From b5af3115c412c6d7e5579ee85a28b28a97919229 Mon Sep 17 00:00:00 2001
From: Yuri Gorshenin <y@maps.me>
Date: Thu, 24 Mar 2016 15:55:08 +0300
Subject: [PATCH 1/2] [search][quality] Implemented set balancing for samples.

---
 search/search_quality/scoring_model.py | 14 ++++++++++++--
 1 file changed, 12 insertions(+), 2 deletions(-)

diff --git a/search/search_quality/scoring_model.py b/search/search_quality/scoring_model.py
index f59222235b..274f704f26 100755
--- a/search/search_quality/scoring_model.py
+++ b/search/search_quality/scoring_model.py
@@ -113,6 +113,10 @@ def transform_data(data):
     grouped = data.groupby(data['SampleId'], sort=False).groups
 
     xs, ys = [], []
+
+    # k is used to create a balanced samples set for better linear
+    # separation.
+    k = 1
     for id in grouped:
         indices = grouped[id]
         features = data.ix[indices][FEATURES]
@@ -123,10 +127,16 @@ def transform_data(data):
             y = np.sign(relevances[j] - relevances[i])
             if y == 0:
                 continue
-            x = (np.array(features.iloc[j]) - np.array(features.iloc[i]))
+
+            x = np.array(features.iloc[j]) - np.array(features.iloc[i])
+            if y != k:
+                x = np.negative(x)
+                y = -y
+
             xs.append(x)
             ys.append(y)
-            total = total + 1
+            total += 1
+            k = -k
 
         # Scales this group of features to equalize different search
         # queries.

From 451f82242f81e56cda1e621e071509b7bda4007f Mon Sep 17 00:00:00 2001
From: Yuri Gorshenin <y@maps.me>
Date: Thu, 24 Mar 2016 17:37:16 +0300
Subject: [PATCH 2/2] Review fixes.

---
 search/search_quality/scoring_model.py | 12 +++++-------
 1 file changed, 5 insertions(+), 7 deletions(-)

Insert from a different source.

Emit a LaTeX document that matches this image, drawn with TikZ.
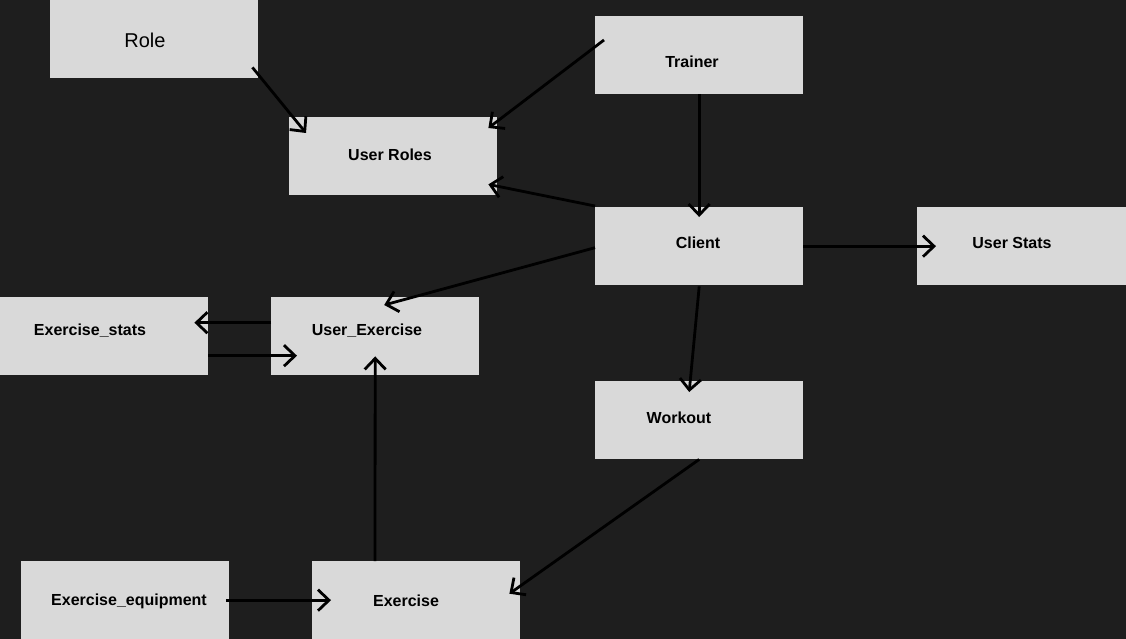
\documentclass[tikz,border=0pt]{standalone}
\usepackage{fontspec}
\setmainfont{Liberation Sans}
\usetikzlibrary{arrows.meta}
\definecolor{bgdark}{HTML}{1E1E1E}
\definecolor{boxgray}{HTML}{D9D9D9}
\tikzstyle{tablebox}=[fill=boxgray,minimum width=208pt,minimum height=78pt,inner sep=0pt,anchor=north west]
\tikzstyle{tablename}=[font=\bfseries\fontsize{16}{18}\selectfont,text=black]
\tikzstyle{link}=[line width=2.8pt,-{Straight Barb[length=11pt,width=21pt,line width=2.8pt]}]

\begin{document}
\begin{tikzpicture}[x=1pt,y=-1pt]
      \fill[bgdark] (0,0) rectangle (1126,639);
      \useasboundingbox (0,0) rectangle (1126,639);

      % tables
      \node[tablebox] (role) at (50,0) {};
      \node[tablebox] (trainer) at (595,16) {};
      \node[tablebox] (roles) at (289,117) {};
      \node[tablebox] (client) at (595,207) {};
      \node[tablebox, minimum width=209pt] (stats) at (917,207) {};
      \node[tablebox] (exstats) at (0,297) {};
      \node[tablebox] (userex) at (271,297) {};
      \node[tablebox] (workout) at (595,381) {};
      \node[tablebox] (equip) at (21,561) {};
      \node[tablebox] (exercise) at (312,561) {};

      % names
      \node[font=\fontsize{20}{24}\selectfont,text=black] (roleT) at (145,40) {Role};
      \node[tablename] (trainerT) at (692,62) {Trainer};
      \node[tablename] (rolesT) at (390,155) {User Roles};
      \node[tablename] (clientT) at (698,243) {Client};
      \node[tablename] (statsT) at (1012,243) {User Stats};
      \node[tablename] (exstatsT) at (90,331) {Exercise\_stats};
      \node[tablename] (userexT) at (367,331) {User\_Exercise};
      \node[tablename] (workoutT) at (679,418) {Workout};
      \node[tablename] (equipT) at (129,601) {Exercise\_equipment};
      \node[tablename] (exerciseT) at (406,601) {Exercise};

      % links
      \draw[link] ([shift={(-6,-11)}]role.south east) -- ([shift={(17,16)}]roles.north west);
      \draw[link] ([shift={(9,24)}]trainer.north west) -- ([shift={(-9,11)}]roles.north east);
      \draw[link] ([shift={(0,-1)}]client.north west) -- ([shift={(-9,-11)}]roles.south east);
      \draw[link] (trainer.south) -- ([shift={(0,10)}]client.north);
      \draw[link] (client.east) -- ([shift={(19,0)}]stats.west);
      \draw[link] ([shift={(0,1.5)}]client.west) -- ([shift={(9,8)}]userex.north);
      \draw[link] ([shift={(0,1)}]client.south) -- ([shift={(-10,11)}]workout.north);
      \draw[link] ([shift={(0,-13.5)}]userex.west) -- ([shift={(-14,-13.5)}]exstats.east);
      \draw[link] ([shift={(0,19.5)}]exstats.east) -- ([shift={(26,19.5)}]userex.west);
      \draw[link] ([shift={(63,0)}]exercise.north west) -- ([shift={(0,-19)}]userex.south);
      \draw[link] (workout.south) -- ([shift={(-11,-6.5)}]exercise.east);
      \draw[link] ([shift={(-3,0)}]equip.east) -- ([shift={(19,0)}]exercise.west);
\end{tikzpicture}
\end{document}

diff --git a/search/search_quality/scoring_model.py b/search/search_quality/scoring_model.py
index 274f704f26..7b22a9bfda 100755
--- a/search/search_quality/scoring_model.py
+++ b/search/search_quality/scoring_model.py
@@ -110,21 +110,19 @@ def transform_data(data):
     linear SVM.
     """
 
-    grouped = data.groupby(data['SampleId'], sort=False).groups
+    grouped = data.groupby(data['SampleId'], sort=False)
 
     xs, ys = [], []
 
     # k is used to create a balanced samples set for better linear
     # separation.
     k = 1
-    for id in grouped:
-        indices = grouped[id]
-        features = data.ix[indices][FEATURES]
-        relevances = np.array(data.ix[indices]['Relevance'])
+    for _, group in grouped:
+        features, relevances = group[FEATURES], group['Relevance']
 
-        n, total = len(indices), 0
+        n, total = len(group), 0
         for _, (i, j) in enumerate(itertools.combinations(range(n), 2)):
-            y = np.sign(relevances[j] - relevances[i])
+            y = np.sign(relevances.iloc[j] - relevances.iloc[i])
             if y == 0:
                 continue